Krifa a également évoqué le rôle du PDL dans la préservation de la présidence de la République, affirmant qu’Ennahdha souhaitait écarter Kaïs Saïed du pouvoir, un plan que le PDL aurait contrecarré. Il a critiqué l’ambiguïté de certains anciens dirigeants de la décennie écoulée, affirmant que certains d’entre eux, autrefois au pouvoir, se retrouvent aujourd’hui « accidentellement dans l’opposition ».
Enfin, Krifa a révélé que des candidats à l’élection présidentielle du 6 octobre 2024 auraient tenté de conclure un marché avec le PDL : en échange du soutien du parti, ils promettaient de libérer Abir Moussi une fois élus.
Pour le PDL, l’élection présidentielle ne constitue pas une priorité, et le parti se focalise sur d’autres perspectives politiques. Karim Krifa a affirmé que même si Abir Moussi avait participé aux élections sans succès, le PDL aurait accepté les résultats, car le parti se projette désormais au-delà des calculs électoraux.
En abordant la question de la justice, en réponse à Fatma Karrai, Krifa a affirmé que l’indépendance judiciaire repose uniquement sur la volonté des juges et qu’il ne dispose pas de la compétence d’évaluation de l’indépendance du pouvoir judiciaire. Toutefois, il a dénoncé les actions d’un juge d’instruction qui chercherait à inculper Abir Moussi avec un risque de condamnation à vingt ans de prison pour avoir affirmé que les élections doivent respecter les normes internationales.

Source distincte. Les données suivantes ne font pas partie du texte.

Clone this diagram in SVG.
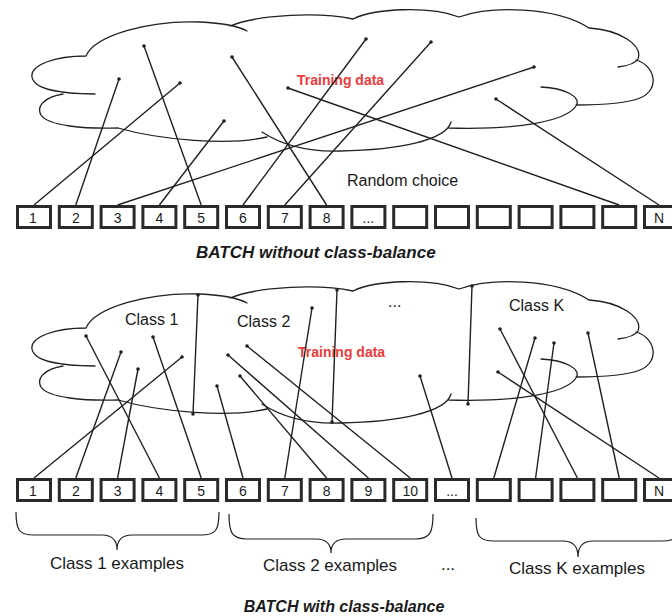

Le membre du comité de défense de Abir Moussi a réitéré son appel à l’abrogation du décret 117 et de toutes les lois d’exception qui en découlent, notamment le décret 54, et a souligné la nécessité d’instaurer des institutions constitutionnelles. Il a rappelé qu’une volonté politique serait nécessaire pour supprimer le décret 54, comme ce fut le cas pour l’amendement de la loi électorale, effectué en seulement 72 heures. Il a également ajouté que, selon lui, avant le 25 juillet, Rached Ghannouchi représentait le véritable obstacle et danger et non Kaïs Saïed. Il a critiqué la nomination par Ennahdha de candidats à la Cour constitutionnelle, qu’il estime proches d’associations dirigées par Youssef Al Qaradawi, et a précisé que le PDL était le seul parti à exiger un contrôle des financements de ces associations. En soutien à cette politique, le PDL avait même mis ses députés « aux ordres » de Kaïs Saïed.
Enfin, en réponse à une question sur les formes de protestation adoptées par Abir Moussi et les députés du PDL, Karim Krifa a de nouveau attaqué les médias. Il a critiqué leur choix de mettre en avant l’utilisation de gilets pare-balles, de casques et les accrochages à l’ARP, tout en négligeant les congrès politiques, économiques et sociaux organisés par le parti.